GIVEN INSTRUCTION: Calculate how many lines in the following records hold the word "this", and report that number without comment.

DATA TO USE:
+ + + + + + +

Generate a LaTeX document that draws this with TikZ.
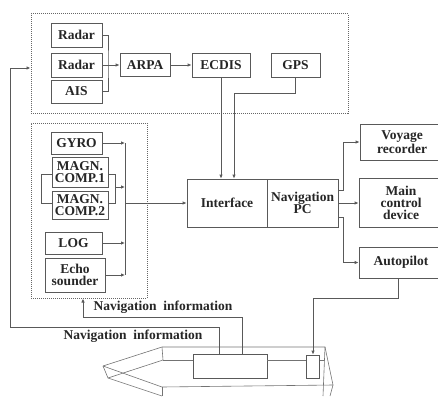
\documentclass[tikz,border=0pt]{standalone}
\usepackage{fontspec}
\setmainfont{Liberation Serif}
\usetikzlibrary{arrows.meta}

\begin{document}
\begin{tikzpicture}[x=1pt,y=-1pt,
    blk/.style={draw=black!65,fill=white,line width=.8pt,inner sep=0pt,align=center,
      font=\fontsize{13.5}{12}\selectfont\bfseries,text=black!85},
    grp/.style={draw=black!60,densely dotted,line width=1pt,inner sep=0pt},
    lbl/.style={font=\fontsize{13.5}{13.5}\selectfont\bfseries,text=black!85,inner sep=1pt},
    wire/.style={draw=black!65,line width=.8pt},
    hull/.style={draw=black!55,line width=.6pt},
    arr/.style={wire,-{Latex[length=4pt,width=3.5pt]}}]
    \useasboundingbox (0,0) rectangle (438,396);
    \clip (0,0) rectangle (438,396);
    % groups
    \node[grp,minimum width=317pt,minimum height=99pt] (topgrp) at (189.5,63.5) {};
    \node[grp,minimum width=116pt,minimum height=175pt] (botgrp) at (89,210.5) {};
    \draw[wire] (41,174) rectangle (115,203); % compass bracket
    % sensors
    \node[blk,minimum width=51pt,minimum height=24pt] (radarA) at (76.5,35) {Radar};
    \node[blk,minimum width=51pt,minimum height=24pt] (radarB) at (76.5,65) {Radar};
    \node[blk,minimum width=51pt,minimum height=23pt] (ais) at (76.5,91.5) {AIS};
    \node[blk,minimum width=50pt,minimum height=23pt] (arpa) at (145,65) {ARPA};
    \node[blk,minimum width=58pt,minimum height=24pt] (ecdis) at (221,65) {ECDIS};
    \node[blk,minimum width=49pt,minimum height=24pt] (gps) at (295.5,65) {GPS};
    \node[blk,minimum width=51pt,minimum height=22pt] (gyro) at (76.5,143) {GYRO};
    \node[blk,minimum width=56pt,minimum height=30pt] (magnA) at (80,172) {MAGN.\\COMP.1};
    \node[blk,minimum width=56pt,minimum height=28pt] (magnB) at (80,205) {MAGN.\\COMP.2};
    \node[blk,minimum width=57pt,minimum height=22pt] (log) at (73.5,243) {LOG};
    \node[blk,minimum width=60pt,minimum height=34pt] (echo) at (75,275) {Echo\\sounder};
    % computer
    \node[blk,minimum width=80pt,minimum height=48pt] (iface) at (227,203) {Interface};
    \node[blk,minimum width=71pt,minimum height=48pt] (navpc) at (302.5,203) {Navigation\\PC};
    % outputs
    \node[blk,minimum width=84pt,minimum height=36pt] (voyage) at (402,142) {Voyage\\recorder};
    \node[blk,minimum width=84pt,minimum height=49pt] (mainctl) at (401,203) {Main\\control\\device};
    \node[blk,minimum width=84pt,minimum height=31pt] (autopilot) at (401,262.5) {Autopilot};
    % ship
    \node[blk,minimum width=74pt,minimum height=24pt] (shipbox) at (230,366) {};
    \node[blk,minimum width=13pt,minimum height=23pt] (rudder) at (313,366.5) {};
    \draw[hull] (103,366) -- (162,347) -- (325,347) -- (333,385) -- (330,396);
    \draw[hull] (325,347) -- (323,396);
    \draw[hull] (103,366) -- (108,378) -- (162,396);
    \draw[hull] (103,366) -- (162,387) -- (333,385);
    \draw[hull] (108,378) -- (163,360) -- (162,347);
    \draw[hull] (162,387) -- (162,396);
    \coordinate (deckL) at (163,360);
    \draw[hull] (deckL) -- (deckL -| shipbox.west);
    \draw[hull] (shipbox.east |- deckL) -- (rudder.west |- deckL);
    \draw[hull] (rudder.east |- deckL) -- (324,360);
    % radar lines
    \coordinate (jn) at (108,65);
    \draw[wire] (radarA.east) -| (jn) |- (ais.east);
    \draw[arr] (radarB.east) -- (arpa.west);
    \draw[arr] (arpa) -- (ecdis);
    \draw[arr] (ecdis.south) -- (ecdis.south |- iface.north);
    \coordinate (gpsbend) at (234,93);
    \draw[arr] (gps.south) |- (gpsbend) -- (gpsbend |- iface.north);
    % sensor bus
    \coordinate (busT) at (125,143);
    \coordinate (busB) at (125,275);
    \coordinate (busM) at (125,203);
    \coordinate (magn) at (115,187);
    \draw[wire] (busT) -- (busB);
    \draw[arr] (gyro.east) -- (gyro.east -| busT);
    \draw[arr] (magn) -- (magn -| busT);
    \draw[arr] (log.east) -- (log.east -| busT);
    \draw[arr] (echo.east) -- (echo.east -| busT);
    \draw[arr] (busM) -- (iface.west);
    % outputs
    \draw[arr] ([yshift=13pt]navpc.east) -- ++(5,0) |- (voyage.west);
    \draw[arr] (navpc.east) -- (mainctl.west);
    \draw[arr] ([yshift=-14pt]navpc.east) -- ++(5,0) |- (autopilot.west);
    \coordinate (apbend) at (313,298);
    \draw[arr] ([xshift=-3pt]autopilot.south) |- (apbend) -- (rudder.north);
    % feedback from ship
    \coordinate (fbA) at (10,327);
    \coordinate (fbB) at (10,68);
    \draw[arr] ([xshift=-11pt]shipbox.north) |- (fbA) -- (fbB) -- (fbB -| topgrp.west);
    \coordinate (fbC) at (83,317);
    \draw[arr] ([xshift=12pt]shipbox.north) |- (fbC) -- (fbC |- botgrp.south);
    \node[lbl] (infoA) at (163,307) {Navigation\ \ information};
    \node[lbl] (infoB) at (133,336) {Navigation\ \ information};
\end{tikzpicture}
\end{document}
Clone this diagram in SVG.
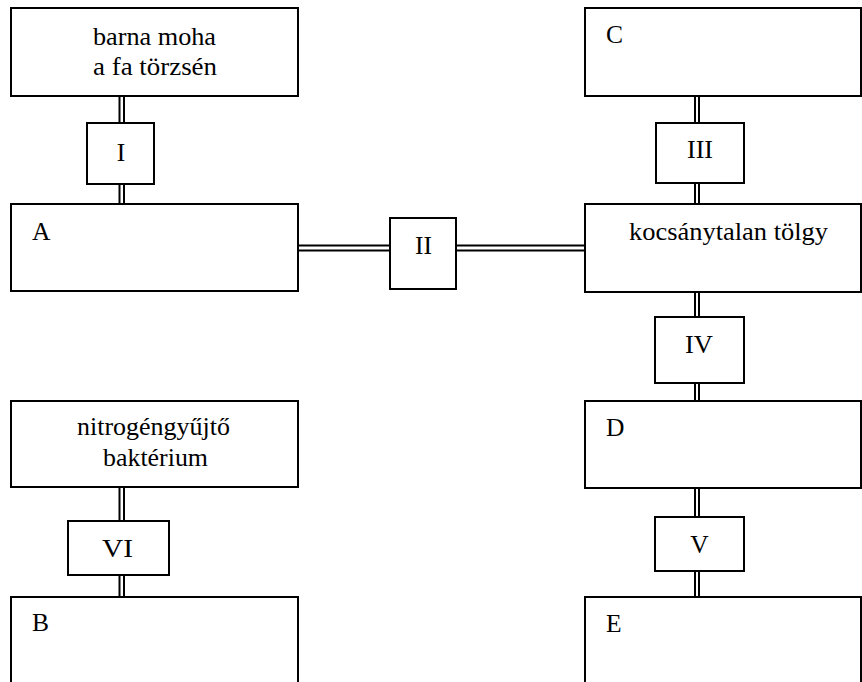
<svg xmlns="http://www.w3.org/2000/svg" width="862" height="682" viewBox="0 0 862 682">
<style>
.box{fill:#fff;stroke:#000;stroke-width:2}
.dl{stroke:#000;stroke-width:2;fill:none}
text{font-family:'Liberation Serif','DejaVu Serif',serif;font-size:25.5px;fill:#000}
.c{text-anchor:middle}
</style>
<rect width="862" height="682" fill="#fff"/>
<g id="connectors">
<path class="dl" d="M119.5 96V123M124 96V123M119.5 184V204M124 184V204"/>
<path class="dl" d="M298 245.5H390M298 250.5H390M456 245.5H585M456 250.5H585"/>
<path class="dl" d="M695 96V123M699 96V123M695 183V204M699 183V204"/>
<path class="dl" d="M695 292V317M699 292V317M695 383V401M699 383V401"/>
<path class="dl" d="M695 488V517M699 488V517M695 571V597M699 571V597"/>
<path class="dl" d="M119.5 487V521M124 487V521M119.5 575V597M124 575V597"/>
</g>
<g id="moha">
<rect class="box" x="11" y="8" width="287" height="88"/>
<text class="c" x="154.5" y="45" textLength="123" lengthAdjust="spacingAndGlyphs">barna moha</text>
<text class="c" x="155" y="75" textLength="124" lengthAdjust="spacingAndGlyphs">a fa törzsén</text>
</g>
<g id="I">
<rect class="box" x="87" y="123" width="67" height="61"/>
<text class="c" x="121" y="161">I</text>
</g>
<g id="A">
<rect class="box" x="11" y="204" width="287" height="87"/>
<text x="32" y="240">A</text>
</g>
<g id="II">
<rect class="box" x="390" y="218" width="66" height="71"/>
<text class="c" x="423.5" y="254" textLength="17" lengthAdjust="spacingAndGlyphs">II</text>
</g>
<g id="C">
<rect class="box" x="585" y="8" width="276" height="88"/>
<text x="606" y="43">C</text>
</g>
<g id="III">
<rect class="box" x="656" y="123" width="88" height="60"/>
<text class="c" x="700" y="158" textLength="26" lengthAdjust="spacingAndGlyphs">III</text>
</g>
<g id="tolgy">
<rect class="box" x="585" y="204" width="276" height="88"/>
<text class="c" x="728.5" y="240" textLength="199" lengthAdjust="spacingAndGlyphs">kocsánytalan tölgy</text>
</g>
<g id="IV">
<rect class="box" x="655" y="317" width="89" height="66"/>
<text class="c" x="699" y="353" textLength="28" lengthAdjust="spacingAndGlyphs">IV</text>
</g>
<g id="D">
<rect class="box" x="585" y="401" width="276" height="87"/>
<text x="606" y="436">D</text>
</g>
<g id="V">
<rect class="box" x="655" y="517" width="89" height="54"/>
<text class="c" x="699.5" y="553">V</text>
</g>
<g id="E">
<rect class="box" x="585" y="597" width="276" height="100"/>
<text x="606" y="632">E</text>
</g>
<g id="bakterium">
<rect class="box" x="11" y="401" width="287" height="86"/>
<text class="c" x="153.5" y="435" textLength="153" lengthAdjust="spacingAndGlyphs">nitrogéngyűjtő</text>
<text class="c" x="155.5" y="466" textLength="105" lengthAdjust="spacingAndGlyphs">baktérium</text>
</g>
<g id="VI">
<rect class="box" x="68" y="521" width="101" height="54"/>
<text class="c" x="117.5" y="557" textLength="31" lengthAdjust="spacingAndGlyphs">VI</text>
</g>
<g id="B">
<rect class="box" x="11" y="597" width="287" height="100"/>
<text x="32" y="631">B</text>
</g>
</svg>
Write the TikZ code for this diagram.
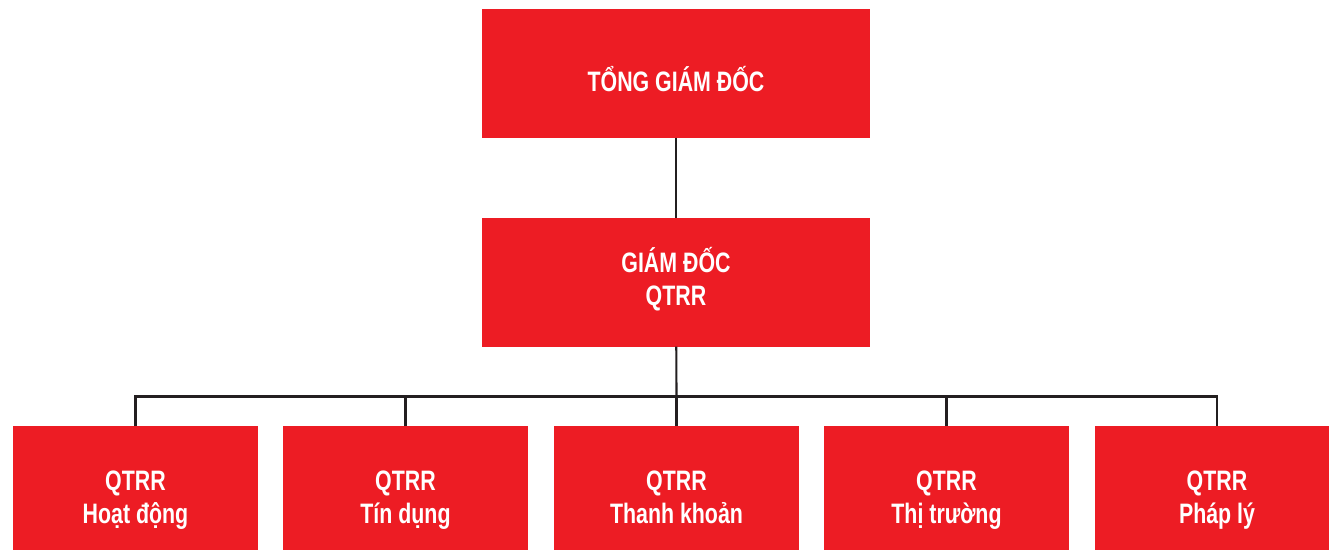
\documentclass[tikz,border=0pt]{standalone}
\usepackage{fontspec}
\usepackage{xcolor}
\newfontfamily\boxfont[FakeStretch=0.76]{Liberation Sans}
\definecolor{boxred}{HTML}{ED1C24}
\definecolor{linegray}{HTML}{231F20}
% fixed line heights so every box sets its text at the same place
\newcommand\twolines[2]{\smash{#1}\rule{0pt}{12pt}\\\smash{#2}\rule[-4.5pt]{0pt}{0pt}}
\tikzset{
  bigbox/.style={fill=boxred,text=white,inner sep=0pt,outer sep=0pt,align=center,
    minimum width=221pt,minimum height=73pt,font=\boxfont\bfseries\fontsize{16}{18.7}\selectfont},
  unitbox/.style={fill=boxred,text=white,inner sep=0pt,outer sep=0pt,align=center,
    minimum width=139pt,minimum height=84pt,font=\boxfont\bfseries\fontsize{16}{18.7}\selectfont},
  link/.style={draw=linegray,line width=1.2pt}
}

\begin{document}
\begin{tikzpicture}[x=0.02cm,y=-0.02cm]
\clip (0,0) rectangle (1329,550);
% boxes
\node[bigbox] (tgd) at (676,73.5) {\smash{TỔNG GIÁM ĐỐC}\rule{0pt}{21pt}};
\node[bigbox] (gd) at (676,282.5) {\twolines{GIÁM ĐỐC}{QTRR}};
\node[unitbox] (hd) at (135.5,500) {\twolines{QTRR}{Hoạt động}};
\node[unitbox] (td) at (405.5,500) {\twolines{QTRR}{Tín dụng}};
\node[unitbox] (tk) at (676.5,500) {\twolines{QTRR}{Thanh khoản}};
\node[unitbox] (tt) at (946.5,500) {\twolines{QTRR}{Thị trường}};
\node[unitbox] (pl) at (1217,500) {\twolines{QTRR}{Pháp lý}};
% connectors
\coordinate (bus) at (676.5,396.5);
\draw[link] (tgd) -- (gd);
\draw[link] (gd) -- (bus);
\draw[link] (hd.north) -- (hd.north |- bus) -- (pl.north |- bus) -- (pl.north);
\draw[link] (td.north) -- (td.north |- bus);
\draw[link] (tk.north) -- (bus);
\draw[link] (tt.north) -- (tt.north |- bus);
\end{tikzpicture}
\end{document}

+ + + + + + +

RESULT BELOW: 3